# Task directions
No pictures belong in the copy; return exactly the lines from the one with "Rebuild this chart" through the one with "star_y = [170, 170, 185, 185, 185, 215, 215, 180]", both ends included, and nothing else.

# Given information
++++
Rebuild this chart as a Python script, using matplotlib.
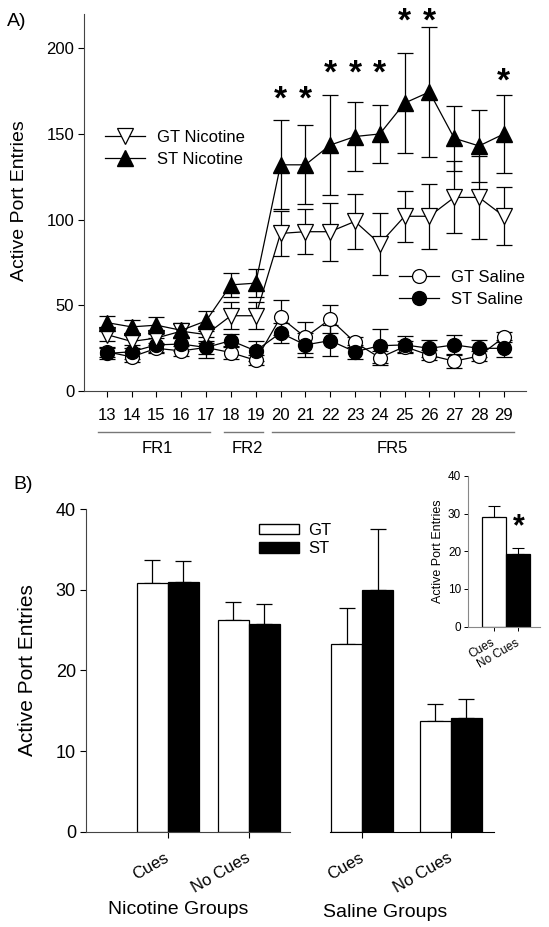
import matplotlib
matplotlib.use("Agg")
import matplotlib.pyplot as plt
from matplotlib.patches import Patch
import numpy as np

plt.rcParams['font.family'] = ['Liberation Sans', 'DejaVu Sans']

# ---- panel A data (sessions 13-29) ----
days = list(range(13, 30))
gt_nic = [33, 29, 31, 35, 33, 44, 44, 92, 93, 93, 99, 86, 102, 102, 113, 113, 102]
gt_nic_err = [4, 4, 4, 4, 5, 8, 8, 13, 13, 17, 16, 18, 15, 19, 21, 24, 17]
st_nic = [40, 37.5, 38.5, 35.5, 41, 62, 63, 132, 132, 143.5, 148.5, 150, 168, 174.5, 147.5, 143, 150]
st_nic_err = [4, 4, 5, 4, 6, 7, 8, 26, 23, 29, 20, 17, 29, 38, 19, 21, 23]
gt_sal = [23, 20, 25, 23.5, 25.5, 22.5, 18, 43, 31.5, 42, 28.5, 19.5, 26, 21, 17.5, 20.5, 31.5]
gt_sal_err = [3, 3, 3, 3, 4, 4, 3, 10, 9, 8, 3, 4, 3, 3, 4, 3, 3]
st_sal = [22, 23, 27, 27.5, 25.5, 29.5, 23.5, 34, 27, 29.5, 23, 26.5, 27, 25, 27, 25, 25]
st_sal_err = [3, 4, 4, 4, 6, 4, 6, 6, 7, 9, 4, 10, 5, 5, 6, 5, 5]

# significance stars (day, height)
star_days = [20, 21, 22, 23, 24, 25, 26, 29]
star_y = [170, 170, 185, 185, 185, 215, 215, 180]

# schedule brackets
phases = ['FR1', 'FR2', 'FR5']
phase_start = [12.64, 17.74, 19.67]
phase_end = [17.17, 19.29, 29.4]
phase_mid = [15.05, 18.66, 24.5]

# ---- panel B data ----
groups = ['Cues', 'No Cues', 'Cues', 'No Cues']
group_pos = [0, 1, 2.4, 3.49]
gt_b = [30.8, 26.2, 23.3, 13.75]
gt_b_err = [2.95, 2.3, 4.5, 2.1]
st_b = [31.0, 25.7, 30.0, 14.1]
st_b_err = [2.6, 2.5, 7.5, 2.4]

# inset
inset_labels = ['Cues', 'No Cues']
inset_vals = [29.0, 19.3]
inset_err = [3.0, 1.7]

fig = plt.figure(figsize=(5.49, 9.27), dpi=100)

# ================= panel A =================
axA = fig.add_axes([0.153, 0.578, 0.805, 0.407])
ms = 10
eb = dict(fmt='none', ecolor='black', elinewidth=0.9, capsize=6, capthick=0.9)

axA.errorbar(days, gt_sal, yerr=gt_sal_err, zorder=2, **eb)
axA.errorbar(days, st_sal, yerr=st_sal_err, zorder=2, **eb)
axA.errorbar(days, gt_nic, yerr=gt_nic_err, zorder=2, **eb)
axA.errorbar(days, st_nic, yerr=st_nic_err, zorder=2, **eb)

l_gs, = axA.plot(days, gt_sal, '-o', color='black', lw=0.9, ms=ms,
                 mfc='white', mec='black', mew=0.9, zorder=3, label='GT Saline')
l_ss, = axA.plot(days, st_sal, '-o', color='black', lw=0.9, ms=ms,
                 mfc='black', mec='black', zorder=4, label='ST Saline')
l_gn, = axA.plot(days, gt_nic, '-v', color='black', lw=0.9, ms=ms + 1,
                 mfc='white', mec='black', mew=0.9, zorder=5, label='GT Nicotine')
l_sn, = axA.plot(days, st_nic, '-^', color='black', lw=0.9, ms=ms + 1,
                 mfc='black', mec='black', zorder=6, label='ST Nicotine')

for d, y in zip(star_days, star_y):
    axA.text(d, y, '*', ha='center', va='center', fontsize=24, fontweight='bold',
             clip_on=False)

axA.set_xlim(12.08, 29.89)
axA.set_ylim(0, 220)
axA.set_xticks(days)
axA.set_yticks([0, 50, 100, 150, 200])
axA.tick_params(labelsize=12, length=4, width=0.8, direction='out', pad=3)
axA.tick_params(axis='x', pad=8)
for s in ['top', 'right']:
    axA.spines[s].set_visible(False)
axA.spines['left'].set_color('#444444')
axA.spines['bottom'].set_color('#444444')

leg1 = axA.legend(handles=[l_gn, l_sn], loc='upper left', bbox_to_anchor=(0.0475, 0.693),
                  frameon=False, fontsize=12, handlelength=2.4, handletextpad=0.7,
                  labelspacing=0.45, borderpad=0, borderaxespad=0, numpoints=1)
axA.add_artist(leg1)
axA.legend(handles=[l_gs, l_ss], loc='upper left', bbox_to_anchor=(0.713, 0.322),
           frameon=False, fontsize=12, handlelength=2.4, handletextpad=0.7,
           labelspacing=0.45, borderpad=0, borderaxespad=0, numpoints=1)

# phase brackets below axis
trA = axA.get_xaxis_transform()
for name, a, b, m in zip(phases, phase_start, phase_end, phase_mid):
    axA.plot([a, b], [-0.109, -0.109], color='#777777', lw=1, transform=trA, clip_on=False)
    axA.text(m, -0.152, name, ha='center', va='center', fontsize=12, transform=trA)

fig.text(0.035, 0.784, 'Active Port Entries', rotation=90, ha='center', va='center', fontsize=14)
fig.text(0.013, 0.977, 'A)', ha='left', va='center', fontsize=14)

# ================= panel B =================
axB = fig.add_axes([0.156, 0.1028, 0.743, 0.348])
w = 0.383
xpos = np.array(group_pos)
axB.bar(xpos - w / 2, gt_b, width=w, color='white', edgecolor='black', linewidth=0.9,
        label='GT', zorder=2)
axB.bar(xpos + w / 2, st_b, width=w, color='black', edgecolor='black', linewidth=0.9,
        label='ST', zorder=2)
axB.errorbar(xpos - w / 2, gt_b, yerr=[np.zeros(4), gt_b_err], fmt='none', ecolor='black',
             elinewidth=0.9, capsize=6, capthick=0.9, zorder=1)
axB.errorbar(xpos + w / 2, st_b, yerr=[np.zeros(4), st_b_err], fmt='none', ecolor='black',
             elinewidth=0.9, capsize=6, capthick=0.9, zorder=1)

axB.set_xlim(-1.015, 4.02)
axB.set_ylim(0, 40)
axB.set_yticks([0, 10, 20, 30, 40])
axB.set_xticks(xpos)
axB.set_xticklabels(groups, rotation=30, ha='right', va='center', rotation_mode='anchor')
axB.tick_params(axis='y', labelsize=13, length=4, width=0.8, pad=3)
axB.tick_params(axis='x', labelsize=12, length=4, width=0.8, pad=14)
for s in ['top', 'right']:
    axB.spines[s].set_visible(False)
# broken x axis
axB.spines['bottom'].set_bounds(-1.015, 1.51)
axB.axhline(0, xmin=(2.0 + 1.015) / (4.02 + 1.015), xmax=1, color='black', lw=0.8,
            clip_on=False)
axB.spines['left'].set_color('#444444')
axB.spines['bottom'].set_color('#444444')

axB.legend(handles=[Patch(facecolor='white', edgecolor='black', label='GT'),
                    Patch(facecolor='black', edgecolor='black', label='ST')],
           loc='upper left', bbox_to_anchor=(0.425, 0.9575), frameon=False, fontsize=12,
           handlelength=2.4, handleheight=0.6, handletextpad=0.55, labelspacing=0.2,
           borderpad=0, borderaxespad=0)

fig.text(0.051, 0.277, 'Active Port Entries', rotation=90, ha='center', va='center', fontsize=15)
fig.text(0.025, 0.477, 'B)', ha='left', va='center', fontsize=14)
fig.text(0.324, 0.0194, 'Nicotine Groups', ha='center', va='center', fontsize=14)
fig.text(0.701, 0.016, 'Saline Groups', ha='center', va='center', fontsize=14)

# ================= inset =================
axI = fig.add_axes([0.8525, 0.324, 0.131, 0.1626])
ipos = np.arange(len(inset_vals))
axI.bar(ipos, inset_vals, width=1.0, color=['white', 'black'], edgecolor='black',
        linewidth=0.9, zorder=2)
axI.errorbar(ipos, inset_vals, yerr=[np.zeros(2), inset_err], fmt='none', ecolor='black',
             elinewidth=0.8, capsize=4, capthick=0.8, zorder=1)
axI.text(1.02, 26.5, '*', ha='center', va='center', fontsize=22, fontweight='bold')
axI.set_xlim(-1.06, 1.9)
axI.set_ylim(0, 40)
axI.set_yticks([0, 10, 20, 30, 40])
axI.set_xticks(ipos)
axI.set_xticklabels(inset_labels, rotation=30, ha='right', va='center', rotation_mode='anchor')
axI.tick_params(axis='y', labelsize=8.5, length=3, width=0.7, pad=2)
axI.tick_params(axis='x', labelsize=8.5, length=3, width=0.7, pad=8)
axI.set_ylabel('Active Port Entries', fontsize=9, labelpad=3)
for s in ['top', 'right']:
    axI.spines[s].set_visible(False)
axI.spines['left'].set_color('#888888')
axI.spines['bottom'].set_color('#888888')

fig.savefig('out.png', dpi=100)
++++
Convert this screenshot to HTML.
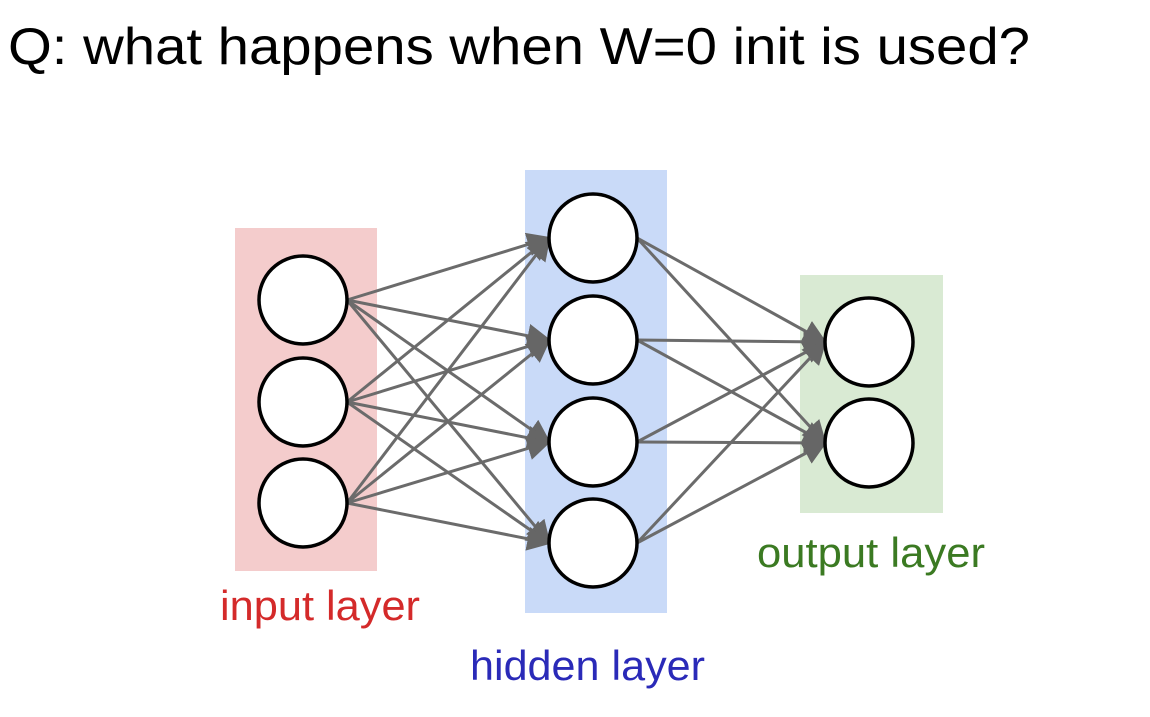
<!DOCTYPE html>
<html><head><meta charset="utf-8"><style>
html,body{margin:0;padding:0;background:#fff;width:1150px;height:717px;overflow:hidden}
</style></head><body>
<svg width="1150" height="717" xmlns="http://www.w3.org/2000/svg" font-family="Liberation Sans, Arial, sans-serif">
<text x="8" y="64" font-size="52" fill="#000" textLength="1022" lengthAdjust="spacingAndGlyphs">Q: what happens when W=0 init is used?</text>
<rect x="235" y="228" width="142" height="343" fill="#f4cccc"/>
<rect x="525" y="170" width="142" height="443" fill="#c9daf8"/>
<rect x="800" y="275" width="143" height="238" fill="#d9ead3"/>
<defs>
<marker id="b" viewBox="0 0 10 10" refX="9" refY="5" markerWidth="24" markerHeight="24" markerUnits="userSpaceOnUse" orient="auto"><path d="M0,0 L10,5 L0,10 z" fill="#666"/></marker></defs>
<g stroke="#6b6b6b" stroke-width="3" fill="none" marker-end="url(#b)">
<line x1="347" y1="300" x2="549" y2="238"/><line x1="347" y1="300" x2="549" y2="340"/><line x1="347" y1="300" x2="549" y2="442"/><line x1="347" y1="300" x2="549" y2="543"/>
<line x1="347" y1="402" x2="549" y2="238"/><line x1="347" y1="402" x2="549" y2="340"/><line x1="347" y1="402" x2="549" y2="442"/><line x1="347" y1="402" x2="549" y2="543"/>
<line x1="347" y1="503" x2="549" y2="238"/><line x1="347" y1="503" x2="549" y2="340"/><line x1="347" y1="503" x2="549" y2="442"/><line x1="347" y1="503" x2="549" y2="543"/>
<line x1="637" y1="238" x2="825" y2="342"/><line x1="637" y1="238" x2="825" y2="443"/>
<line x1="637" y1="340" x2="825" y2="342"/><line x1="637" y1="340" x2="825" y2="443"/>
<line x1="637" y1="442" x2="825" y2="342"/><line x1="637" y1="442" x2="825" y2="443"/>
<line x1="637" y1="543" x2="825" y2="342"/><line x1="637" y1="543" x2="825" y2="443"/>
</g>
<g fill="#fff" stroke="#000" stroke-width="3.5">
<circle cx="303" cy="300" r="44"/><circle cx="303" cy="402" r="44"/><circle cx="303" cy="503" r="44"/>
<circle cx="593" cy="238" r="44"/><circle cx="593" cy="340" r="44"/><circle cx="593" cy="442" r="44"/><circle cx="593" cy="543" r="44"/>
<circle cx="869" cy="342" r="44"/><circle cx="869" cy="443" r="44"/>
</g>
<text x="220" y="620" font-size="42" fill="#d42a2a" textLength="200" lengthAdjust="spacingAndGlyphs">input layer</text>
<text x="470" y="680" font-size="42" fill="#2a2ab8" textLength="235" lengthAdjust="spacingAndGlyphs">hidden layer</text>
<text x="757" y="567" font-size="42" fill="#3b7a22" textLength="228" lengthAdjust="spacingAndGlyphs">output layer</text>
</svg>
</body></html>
++++
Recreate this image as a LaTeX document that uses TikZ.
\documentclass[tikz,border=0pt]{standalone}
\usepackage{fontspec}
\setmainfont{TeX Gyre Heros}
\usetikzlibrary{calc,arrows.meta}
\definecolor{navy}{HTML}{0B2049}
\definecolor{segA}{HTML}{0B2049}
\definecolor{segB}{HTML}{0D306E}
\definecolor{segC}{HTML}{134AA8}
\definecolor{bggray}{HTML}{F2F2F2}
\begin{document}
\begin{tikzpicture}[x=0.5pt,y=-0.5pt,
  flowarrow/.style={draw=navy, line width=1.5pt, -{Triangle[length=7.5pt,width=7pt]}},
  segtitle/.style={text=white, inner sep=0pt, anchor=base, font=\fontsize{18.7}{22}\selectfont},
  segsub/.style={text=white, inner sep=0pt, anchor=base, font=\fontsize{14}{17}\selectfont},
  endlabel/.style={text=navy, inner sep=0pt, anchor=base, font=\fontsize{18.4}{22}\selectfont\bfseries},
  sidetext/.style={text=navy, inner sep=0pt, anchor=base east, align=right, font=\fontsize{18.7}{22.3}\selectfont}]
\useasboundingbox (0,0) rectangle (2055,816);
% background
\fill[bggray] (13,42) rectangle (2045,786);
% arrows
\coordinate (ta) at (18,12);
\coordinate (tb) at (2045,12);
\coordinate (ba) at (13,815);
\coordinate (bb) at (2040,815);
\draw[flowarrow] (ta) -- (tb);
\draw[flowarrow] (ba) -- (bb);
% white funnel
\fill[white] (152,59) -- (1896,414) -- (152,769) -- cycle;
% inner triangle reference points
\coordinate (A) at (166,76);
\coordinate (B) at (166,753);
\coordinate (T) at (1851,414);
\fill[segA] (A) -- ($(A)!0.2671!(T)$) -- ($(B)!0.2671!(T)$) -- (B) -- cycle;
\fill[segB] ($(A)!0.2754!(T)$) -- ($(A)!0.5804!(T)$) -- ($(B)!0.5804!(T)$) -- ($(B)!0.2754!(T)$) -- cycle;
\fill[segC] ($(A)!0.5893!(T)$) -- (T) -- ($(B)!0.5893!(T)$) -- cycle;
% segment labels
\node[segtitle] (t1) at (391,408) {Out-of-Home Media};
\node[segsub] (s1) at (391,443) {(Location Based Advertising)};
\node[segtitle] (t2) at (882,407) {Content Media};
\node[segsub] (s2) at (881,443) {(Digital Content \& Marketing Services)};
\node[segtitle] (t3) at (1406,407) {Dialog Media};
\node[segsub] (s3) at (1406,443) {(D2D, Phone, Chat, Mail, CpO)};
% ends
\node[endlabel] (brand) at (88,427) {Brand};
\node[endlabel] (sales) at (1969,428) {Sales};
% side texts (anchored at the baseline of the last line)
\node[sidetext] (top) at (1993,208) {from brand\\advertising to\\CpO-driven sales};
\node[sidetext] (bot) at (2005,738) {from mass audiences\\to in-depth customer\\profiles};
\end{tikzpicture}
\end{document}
++++
# Task response
Rebuild this chart as a Python script, using matplotlib.
import matplotlib
matplotlib.use("Agg")
import matplotlib.pyplot as plt
from matplotlib.patches import Patch
import numpy as np

plt.rcParams['font.family'] = ['Liberation Sans', 'DejaVu Sans']

# ---- panel A data (sessions 13-29) ----
days = list(range(13, 30))
gt_nic = [33, 29, 31, 35, 33, 44, 44, 92, 93, 93, 99, 86, 102, 102, 113, 113, 102]
gt_nic_err = [4, 4, 4, 4, 5, 8, 8, 13, 13, 17, 16, 18, 15, 19, 21, 24, 17]
st_nic = [40, 37.5, 38.5, 35.5, 41, 62, 63, 132, 132, 143.5, 148.5, 150, 168, 174.5, 147.5, 143, 150]
st_nic_err = [4, 4, 5, 4, 6, 7, 8, 26, 23, 29, 20, 17, 29, 38, 19, 21, 23]
gt_sal = [23, 20, 25, 23.5, 25.5, 22.5, 18, 43, 31.5, 42, 28.5, 19.5, 26, 21, 17.5, 20.5, 31.5]
gt_sal_err = [3, 3, 3, 3, 4, 4, 3, 10, 9, 8, 3, 4, 3, 3, 4, 3, 3]
st_sal = [22, 23, 27, 27.5, 25.5, 29.5, 23.5, 34, 27, 29.5, 23, 26.5, 27, 25, 27, 25, 25]
st_sal_err = [3, 4, 4, 4, 6, 4, 6, 6, 7, 9, 4, 10, 5, 5, 6, 5, 5]

# significance stars (day, height)
star_days = [20, 21, 22, 23, 24, 25, 26, 29]
star_y = [170, 170, 185, 185, 185, 215, 215, 180]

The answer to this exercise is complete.